The problem » Repeat the full listing below verbatim and keep the images out.

Recorded information »
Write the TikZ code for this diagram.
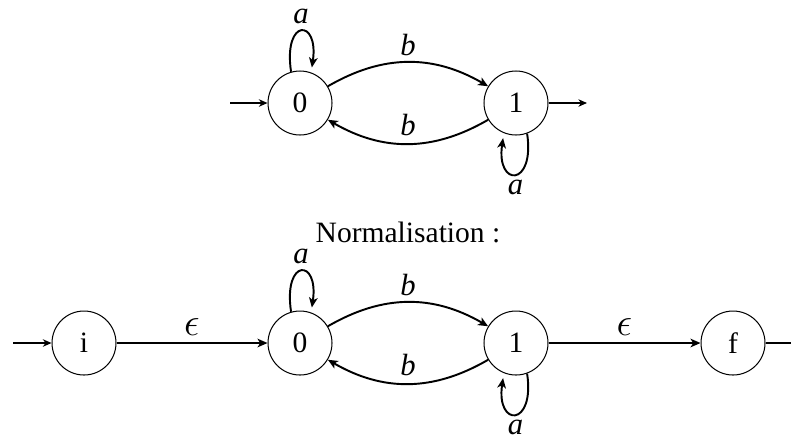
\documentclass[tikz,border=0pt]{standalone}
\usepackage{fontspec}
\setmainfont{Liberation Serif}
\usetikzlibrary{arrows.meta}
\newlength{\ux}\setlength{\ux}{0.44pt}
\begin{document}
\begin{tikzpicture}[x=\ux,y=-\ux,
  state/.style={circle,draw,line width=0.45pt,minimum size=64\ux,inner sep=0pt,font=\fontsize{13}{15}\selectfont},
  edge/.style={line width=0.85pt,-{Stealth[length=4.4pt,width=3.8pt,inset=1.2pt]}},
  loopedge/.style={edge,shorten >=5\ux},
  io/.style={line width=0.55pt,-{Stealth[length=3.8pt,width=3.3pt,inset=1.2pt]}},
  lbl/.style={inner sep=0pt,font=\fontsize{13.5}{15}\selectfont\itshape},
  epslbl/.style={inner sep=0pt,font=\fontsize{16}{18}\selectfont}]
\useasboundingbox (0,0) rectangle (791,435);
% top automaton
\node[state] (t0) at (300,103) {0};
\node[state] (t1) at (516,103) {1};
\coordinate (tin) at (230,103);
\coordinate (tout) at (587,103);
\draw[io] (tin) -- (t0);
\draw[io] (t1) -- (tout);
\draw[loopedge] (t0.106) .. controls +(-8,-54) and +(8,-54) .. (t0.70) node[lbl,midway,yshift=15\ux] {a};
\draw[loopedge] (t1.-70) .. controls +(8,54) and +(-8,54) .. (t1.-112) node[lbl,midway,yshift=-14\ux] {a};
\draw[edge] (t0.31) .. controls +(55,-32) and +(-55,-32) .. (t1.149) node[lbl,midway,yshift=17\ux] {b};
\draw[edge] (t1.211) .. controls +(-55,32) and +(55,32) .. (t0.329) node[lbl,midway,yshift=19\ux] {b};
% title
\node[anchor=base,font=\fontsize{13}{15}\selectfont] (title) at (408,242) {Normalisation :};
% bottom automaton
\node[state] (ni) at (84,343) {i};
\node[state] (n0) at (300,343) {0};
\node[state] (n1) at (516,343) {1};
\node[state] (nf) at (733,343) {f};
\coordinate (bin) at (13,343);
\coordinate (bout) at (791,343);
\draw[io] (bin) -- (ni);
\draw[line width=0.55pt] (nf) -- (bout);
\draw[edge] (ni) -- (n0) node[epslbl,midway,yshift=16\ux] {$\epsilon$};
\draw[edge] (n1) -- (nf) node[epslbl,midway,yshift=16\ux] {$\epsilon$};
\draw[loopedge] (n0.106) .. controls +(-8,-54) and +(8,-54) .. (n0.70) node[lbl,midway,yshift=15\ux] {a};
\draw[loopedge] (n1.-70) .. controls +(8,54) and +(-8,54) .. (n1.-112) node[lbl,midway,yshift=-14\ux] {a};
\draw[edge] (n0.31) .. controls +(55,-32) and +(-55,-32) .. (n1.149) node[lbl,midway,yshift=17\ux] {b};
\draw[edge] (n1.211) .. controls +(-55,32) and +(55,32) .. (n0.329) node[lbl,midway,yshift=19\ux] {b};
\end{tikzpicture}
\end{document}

Result for this task »
Write the TikZ code for this diagram.
\documentclass[tikz,border=0pt]{standalone}
\usepackage{fontspec}
\setmainfont{Liberation Serif}
\usetikzlibrary{arrows.meta}
\newlength{\ux}\setlength{\ux}{0.44pt}
\begin{document}
\begin{tikzpicture}[x=\ux,y=-\ux,
  state/.style={circle,draw,line width=0.45pt,minimum size=64\ux,inner sep=0pt,font=\fontsize{13}{15}\selectfont},
  edge/.style={line width=0.85pt,-{Stealth[length=4.4pt,width=3.8pt,inset=1.2pt]}},
  loopedge/.style={edge,shorten >=5\ux},
  io/.style={line width=0.55pt,-{Stealth[length=3.8pt,width=3.3pt,inset=1.2pt]}},
  lbl/.style={inner sep=0pt,font=\fontsize{13.5}{15}\selectfont\itshape},
  epslbl/.style={inner sep=0pt,font=\fontsize{16}{18}\selectfont}]
\useasboundingbox (0,0) rectangle (791,435);
% top automaton
\node[state] (t0) at (300,103) {0};
\node[state] (t1) at (516,103) {1};
\coordinate (tin) at (230,103);
\coordinate (tout) at (587,103);
\draw[io] (tin) -- (t0);
\draw[io] (t1) -- (tout);
\draw[loopedge] (t0.106) .. controls +(-8,-54) and +(8,-54) .. (t0.70) node[lbl,midway,yshift=15\ux] {a};
\draw[loopedge] (t1.-70) .. controls +(8,54) and +(-8,54) .. (t1.-112) node[lbl,midway,yshift=-14\ux] {a};
\draw[edge] (t0.31) .. controls +(55,-32) and +(-55,-32) .. (t1.149) node[lbl,midway,yshift=17\ux] {b};
\draw[edge] (t1.211) .. controls +(-55,32) and +(55,32) .. (t0.329) node[lbl,midway,yshift=19\ux] {b};
% title
\node[anchor=base,font=\fontsize{13}{15}\selectfont] (title) at (408,242) {Normalisation :};
% bottom automaton
\node[state] (ni) at (84,343) {i};
\node[state] (n0) at (300,343) {0};
\node[state] (n1) at (516,343) {1};
\node[state] (nf) at (733,343) {f};
\coordinate (bin) at (13,343);
\coordinate (bout) at (791,343);
\draw[io] (bin) -- (ni);
\draw[line width=0.55pt] (nf) -- (bout);
\draw[edge] (ni) -- (n0) node[epslbl,midway,yshift=16\ux] {$\epsilon$};
\draw[edge] (n1) -- (nf) node[epslbl,midway,yshift=16\ux] {$\epsilon$};
\draw[loopedge] (n0.106) .. controls +(-8,-54) and +(8,-54) .. (n0.70) node[lbl,midway,yshift=15\ux] {a};
\draw[loopedge] (n1.-70) .. controls +(8,54) and +(-8,54) .. (n1.-112) node[lbl,midway,yshift=-14\ux] {a};
\draw[edge] (n0.31) .. controls +(55,-32) and +(-55,-32) .. (n1.149) node[lbl,midway,yshift=17\ux] {b};
\draw[edge] (n1.211) .. controls +(-55,32) and +(55,32) .. (n0.329) node[lbl,midway,yshift=19\ux] {b};
\end{tikzpicture}
\end{document}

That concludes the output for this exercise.